Конечно, именно поэтому он и испугался. Именно поэтому не стал богом и не продолжил восхождение. Реинкарнатор понял, что в этой игре невозможно выиграть. И решил не играть.
И остался запертым в цикле бессмысленных мелочных побед и удовольствий, сменяемых такими же бессмысленными поражениями и страданиями…
Тогда-то он и понял, что вечная жизнь стала проклятьем. Что он просто очень старый смертный, способный лишь бессмысленно трепыхаться в тисках раз за разом повторяющейся судьбы…
Конечно, когда-то давно, он пытался прожить спокойную жизнь. Ни во что не ввязываться. Не наживать врагов. Но ему не дали. Ему никогда не давали. И, похоже, никогда не дадут.
Даже сейчас, просматривая все свои воспоминания, Эш не могла сказать, когда научилась так мастерски обманывать себя и просто не думать о своём положении глобально. Она лишь могла сказать, что это было когда-то очень давно. Когда-то очень давно она убедила себя что нужно лишь становиться сильнее, выбирать сторону или вести людей за собой, уничтожать врагов, отвечать добром на добро и злом на зло, не становиться слишком эгоистичной мразью, но и не давать сесть себе на шею, по возможности не портить слишком сильно жизнь тем кто тебе ничего плохого не сделал… Раз за разом проживать жизнь смертного по очень похожим сценариям, и не думать о том, как за пределы этого выйти. Потому что нельзя за них выйти. Потому что ничего больше не остаётся. Как и сейчас, в Ахегауме. Где точно так же дадут прыгнуть лишь настолько высоко, чтобы это не стало проблемой для хозяйки. Где точно так же, даже прокладывая свой путь, делаешь это лишь в дозволенных рамках. Где точно так же остаётся лишь играть по чужим правилам. Потому что этот мир уже сформирован. И он принадлежит не тебе.
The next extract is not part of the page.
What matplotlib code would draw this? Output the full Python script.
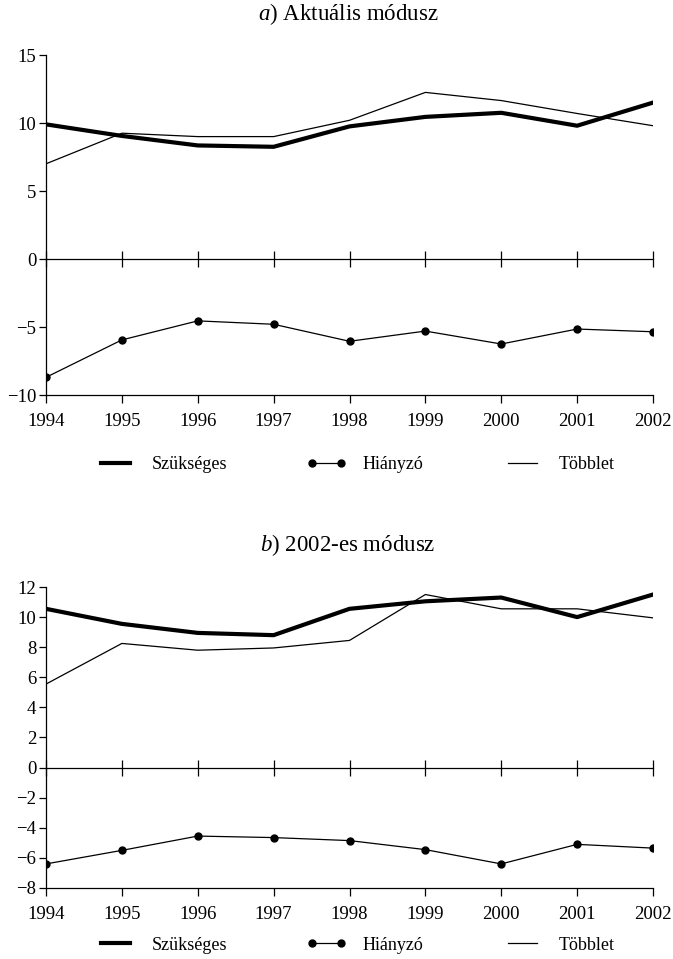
import numpy as np
import matplotlib.pyplot as plt

plt.rcParams['font.family'] = 'Liberation Serif'
plt.rcParams['mathtext.fontset'] = 'custom'
plt.rcParams['mathtext.rm'] = 'Liberation Serif'
plt.rcParams['mathtext.it'] = 'Liberation Serif:italic'

years = list(range(1994, 2003))

# a) Aktuális módusz
a_szukseges = [9.9, 9.05, 8.35, 8.25, 9.75, 10.45, 10.75, 9.8, 11.5]
a_hianyzo = [-8.7, -5.95, -4.55, -4.8, -6.05, -5.3, -6.25, -5.15, -5.35]
a_tobblet = [7.0, 9.25, 9.0, 9.0, 10.2, 12.25, 11.65, 10.7, 9.8]
a_yticks = [-10, -5, 0, 5, 10, 15]

# b) 2002-es módusz
b_szukseges = [10.55, 9.55, 8.95, 8.8, 10.55, 11.05, 11.3, 10.0, 11.5]
b_hianyzo = [-6.4, -5.5, -4.55, -4.65, -4.85, -5.45, -6.4, -5.1, -5.35]
b_tobblet = [5.55, 8.25, 7.8, 7.95, 8.45, 11.5, 10.55, 10.55, 9.95]
b_yticks = [-8, -6, -4, -2, 0, 2, 4, 6, 8, 10, 12]

labels = ['Szükséges', 'Hiányzó', 'Többlet']

W, H = 673, 959
fig = plt.figure(figsize=(W / 100, H / 100), dpi=100)


def panel(rect, sz, hi, tb, yticks, title, title_y, legend_y):
    ax = fig.add_axes(rect)
    l1, = ax.plot(years, sz, color='k', lw=3.0, solid_joinstyle='round')
    l2, = ax.plot(years, hi, color='k', lw=0.9, marker='o', ms=5)
    l3, = ax.plot(years, tb, color='k', lw=0.9)
    ax.set_xlim(years[0], years[-1])
    ax.set_ylim(yticks[0], yticks[-1])
    ax.set_yticks(yticks)
    ax.set_xticks(years)
    for s in ['top', 'right']:
        ax.spines[s].set_visible(False)
    for s in ['left', 'bottom']:
        ax.spines[s].set_linewidth(0.9)
    ax.tick_params(axis='y', direction='out', length=5, width=0.9,
                   labelsize=13.5, pad=2)
    ax.tick_params(axis='x', direction='out', length=6, width=0.9,
                   labelsize=13.5, pad=7)
    # zero line with ticks crossing it
    sec = ax.secondary_xaxis(0, transform=ax.transData)
    sec.set_xticks(years)
    sec.tick_params(direction='inout', length=11, width=0.9, labelbottom=False)
    sec.spines['bottom'].set_linewidth(0.9)
    fig.text(348 / W, 1 - title_y / H, title, ha='center', va='center',
             fontsize=16.5)
    fig.legend([l1, l2, l3], labels, loc='center',
               bbox_to_anchor=(355 / W, 1 - legend_y / H), ncol=3,
               frameon=False, numpoints=2, handlelength=2.2,
               handletextpad=0.9, columnspacing=4.4, fontsize=13)
    return ax


panel([46 / W, 1 - 395 / H, 607 / W, 340 / H],
      a_szukseges, a_hianyzo, a_tobblet, a_yticks,
      r'$\mathit{a)}$ Aktuális módusz', 14, 465)
panel([46 / W, 1 - 888 / H, 607 / W, 301 / H],
      b_szukseges, b_hianyzo, b_tobblet, b_yticks,
      r'$\mathit{b)}$ 2002-es módusz', 545, 945)

fig.savefig('out.png', dpi=100)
Удивительно, но после того, как Вендуа протащила разум Эш через кучу воспоминаний, ткнула носом во все болезненные и подавленные осознания, девушка чувствовала себя удивительно спокойно.
— Теперь ты понимаешь, почему начала психовать во время игры, Эш?
В этот раз девушка ответила без принуждения.
— Страх. Я боюсь проиграть.
— И почему именно этот страх ты не можешь так легко подавить? Почему именно он заставляет всю твою личность ходить ходуном, закипая от отчаяния, спрятанного в течение множества жизней?
— Потому что я люблю Амелию. Я хочу знать правду. Может быть, всё не имеет смысла. Может быть, ничего не изменить. Но мои чувства настоящие. Я всё ещё люблю её. Я всё ещё надеюсь. И это то, что я не хочу подавлять. Эта скорбь разрушает меня изнутри… Она заставляет вспоминать все потери, и все поражения, всю бессмысленность этих жизней, всю несправедливость Вселенной разом. Не знаю как, но, похоже, именно поэтому я забыла Амелию полностью. Помня её, я не могу жить как раньше. Не могу отбрасывать всё накопившееся… Всё это просто сводит с ума.
— Но ведь сейчас ты осознаешь всё это, и твой разум всё ещё в порядке, разве нет?
— Нет. Я совсем не в порядке!
— Ты не сошла с ума.
— Надолго ли?
— Знаешь, в чём твоя ошибка, Эш? Осознав свой дар реинкарнатора, ты решила, что ты особенная. И ты в некотором роде действительно особенная, в том числе на фоне других реинкарнаторов, поверь, их в Ахегауме много, и ты даже не самая старая. Но ты взвалила на себя слишком большую ношу. Ты решила изменить Вселенную. Разорвать бесконечный цикл борьбы и насилия, и построить вечную утопию… Грандиозная мечта. Но Эш, не твоими силами на неё замахиваться. Не твоими силами, и уж тем более не твоими методами. Империи строятся на крови, твои не были исключениями. Вот только если источник твоего счастья в чужом страдании, ты создашь утопию лишь для кучки избранных. Нельзя разорвать цикл насилия при помощи насилия. Нельзя сделать Вселенную лучше, поубивав всех плохих или сделав их рабами хороших. Ты права в том умозаключении, что по сути не далеко ушла от обычного смертного. Вот только если ты обычный смертный… То и спрос с тебя как с обычного смертного. Не нужно хоронить себя под горой выдуманных обязательств перед Вселенной. Живи. Люби. Скорби. Прочувствуй всё спрятанное отчаяние, и иди дальше. Если ты будешь бесконечно прятаться от неприятных выводов, ты никогда не сдвинешься с места. Ты ведь и сама понимаешь это, не так ли?